Wow! A comment and a post! I'm very touched (and not in a Catholic priest kind of way, nor in a slightly inebriated kind of way).
The story of your first born son brought tears to my eye. It reminded me a lot of my own childhood.
You know what, Kranki? I think I might email you. Yes, it's a red-letter day indeed. I've never contacted you via email, but I think our relationship might be ready to take that next step. I'm feeling very vulnerable, but I'm going to put my heart on my sleeve, and metaphorically extend the hand of friendship to you across the globe in the hope that you will treat me gently.
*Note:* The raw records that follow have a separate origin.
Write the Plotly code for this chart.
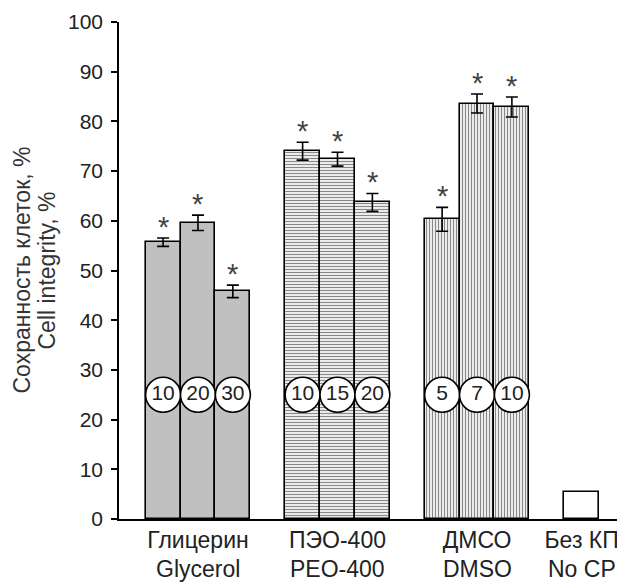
import plotly.graph_objects as go

# ---- data ----
groups_ru = ["Глицерин", "ПЭО-400", "ДМСО", "Без КП"]
groups_en = ["Glycerol", "PEO-400", "DMSO", "No CP"]
y_title_ru = "Сохранность клеток, %"
y_title_en = "Cell integrity, %"
glycerol_conc = ["10", "20", "30"]
glycerol_vals = [55.7, 59.6, 45.8]
glycerol_err = [0.85, 1.55, 1.25]
peo_conc = ["10", "15", "20"]
peo_vals = [74.0, 72.4, 63.7]
peo_err = [1.8, 1.4, 1.8]
dmso_conc = ["5", "7", "10"]
dmso_vals = [60.3, 83.6, 82.9]
dmso_err = [2.4, 1.9, 2.0]
nocp_vals = [5.5]
label_level = 25

glycerol_x = [0, 1, 2]
peo_x = [4, 5, 6]
dmso_x = [8, 9, 10]
nocp_x = [12]
group_x = [1, 5, 9, 12]

FONT = "Liberation Sans, Arial, sans-serif"
TXT = "#222222"

fig = go.Figure()

def add_bars(xs, vals, errs, fill, pattern=None):
    marker = dict(color=fill, line=dict(color="black", width=1.6))
    if pattern:
        marker["pattern"] = pattern
    fig.add_trace(go.Bar(
        x=xs, y=vals, width=1, marker=marker,
        error_y=dict(type="data", array=errs, visible=True, color="black",
                     thickness=1.6, width=6) if errs else None,
        showlegend=False, hoverinfo="skip"))

add_bars(glycerol_x, glycerol_vals, glycerol_err, "#c0c0c0")
add_bars(peo_x, peo_vals, peo_err, "white",
         dict(shape="-", size=3, solidity=0.45, fgcolor="#111111", bgcolor="white", fillmode="overlay"))
add_bars(dmso_x, dmso_vals, dmso_err, "white",
         dict(shape="|", size=3, solidity=0.45, fgcolor="#111111", bgcolor="white", fillmode="overlay"))
add_bars(nocp_x, nocp_vals, None, "white")

# asterisks
ast_x = glycerol_x + peo_x + dmso_x
ast_y = [v + e for v, e in zip(glycerol_vals + peo_vals + dmso_vals,
                               glycerol_err + peo_err + dmso_err)]
for x, y in zip(ast_x, ast_y):
    fig.add_annotation(x=x, y=y, text="*", showarrow=False, xanchor="center",
                       yanchor="bottom", yshift=-7,
                       font=dict(family=FONT, size=29, color="#444444"))

# concentration circles
circ_x = glycerol_x + peo_x + dmso_x
circ_t = glycerol_conc + peo_conc + dmso_conc
fig.add_trace(go.Scatter(
    x=circ_x, y=[label_level] * len(circ_x), mode="markers+text",
    text=circ_t, textposition="middle center",
    marker=dict(size=35, color="white", line=dict(color="black", width=1.6)),
    textfont=dict(family=FONT, size=21, color=TXT),
    showlegend=False, hoverinfo="skip"))

# second (English) line of the category labels
for x, t in zip(group_x, groups_en):
    fig.add_annotation(x=x, y=0, text=t, showarrow=False, xanchor="center",
                       yanchor="middle", yshift=-50, yref="y",
                       font=dict(family=FONT, size=23, color=TXT))

# y title, two lines
fig.add_annotation(xref="paper", yref="paper", x=0, y=0.5, text=y_title_ru,
                   textangle=-90, showarrow=False, xanchor="center", yanchor="middle",
                   xshift=-98, font=dict(family=FONT, size=23, color="#333333"))
fig.add_annotation(xref="paper", yref="paper", x=0, y=0.5, text=y_title_en,
                   textangle=-90, showarrow=False, xanchor="center", yanchor="middle",
                   xshift=-73, font=dict(family=FONT, size=23, color="#333333"))

fig.update_layout(
    width=617, height=575,
    margin=dict(l=111, r=0, t=14, b=64),
    paper_bgcolor="white", plot_bgcolor="white",
    font=dict(family=FONT, size=21, color=TXT),
    bargap=0,
    xaxis=dict(range=[-1.264, 13.243], tickvals=group_x, ticktext=groups_ru,
               showline=True, linecolor="black", linewidth=1.6,
               ticks="", showgrid=False, zeroline=False, automargin=False,
               tickfont=dict(family=FONT, size=23, color=TXT)),
    yaxis=dict(range=[0, 100], tickvals=list(range(0, 101, 10)),
               showline=True, linecolor="black", linewidth=1.6,
               ticks="outside", ticklen=6, tickwidth=1.6, tickcolor="black",
               showgrid=False, zeroline=False, automargin=False,
               ticklabelstandoff=4,
               tickfont=dict(family=FONT, size=21, color=TXT)),
)

fig.write_html("out.html")
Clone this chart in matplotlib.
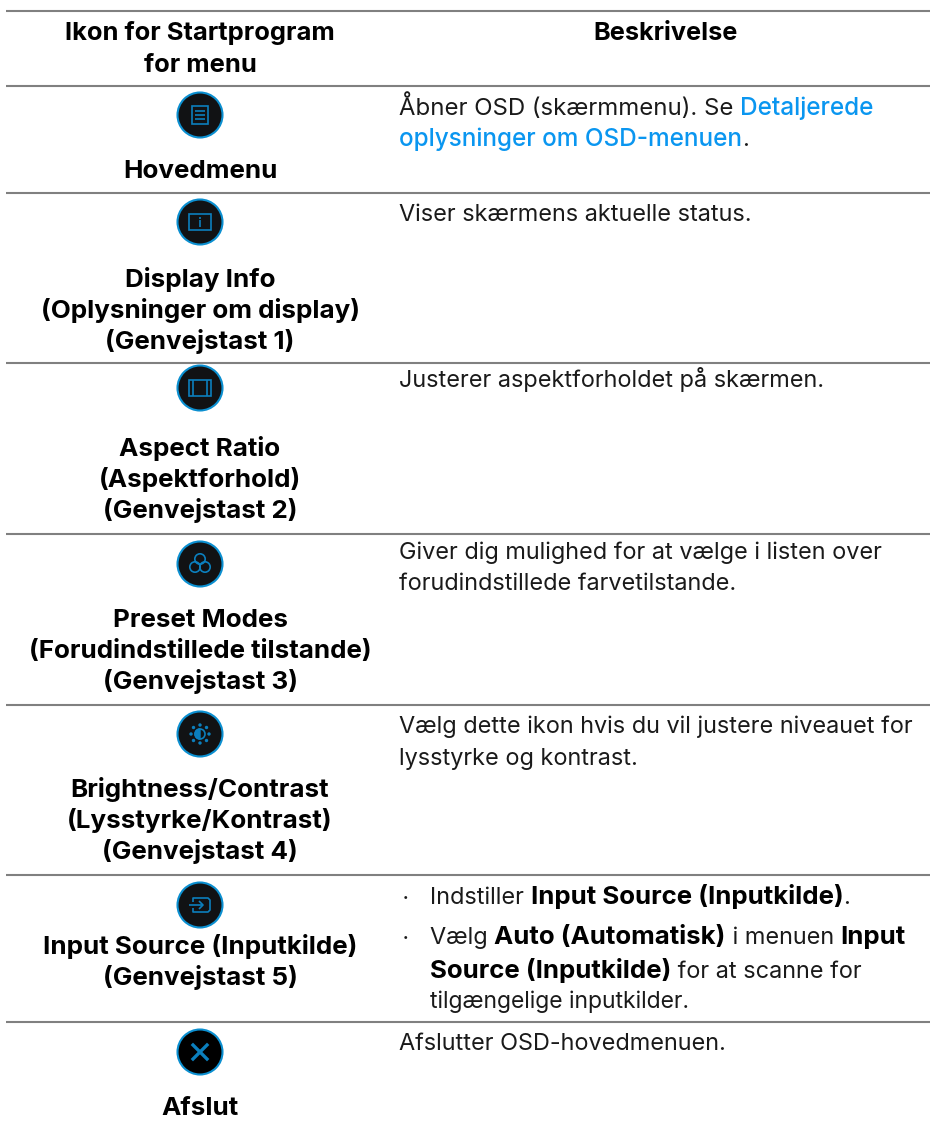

Feel free to delete my email without replying, of course. Or to respond with insults. The choice is yours.
BEVIS
PS - Thanks for the post! :)
Can I respond with insults and then delete your email?
Please feel free to email me. I will check my "fanmail" email address.
*polishes perfectly manicured nails on shirt collar*
Bevis you have been there with comments from the very beginning of the Khronicles creation. That was back when it was a single man operation. Now with 34 regional offices in 15* countries worldwide we have not turned our back on our loyal fan base(you).
* It could be 14 as we have recently lost contact with our office in the Sudan. I'm hoping they all just went out to get coffee for a few weeks.
BEVIS said...
How does one go about applying for a job at the Australian brach of The Krankiboy Khronicles? (Is Australia even amongst the 14 remaining countries to have regional Kraniboy Khronicles offices worldwide?)
I'd be happy to do anything - mail room, reception, even fetch the coffee (we have a better coffee-shop-return-rate here than in Sudan).
I'll send you my CV.
BEVIS
*impersonates Kranki*
BEVIS said...
So did you get my Kranki-Mail yet?
Love and tickles,
BEVIS
Everybody brings a little something back from Tijuana. I think it's promised in the brochure.
F.Y.I: Bus station bathrooms arn't the place to pick up respectable prospects. Trust me. Florescent lights are glamourous, yes it's true, but they lie.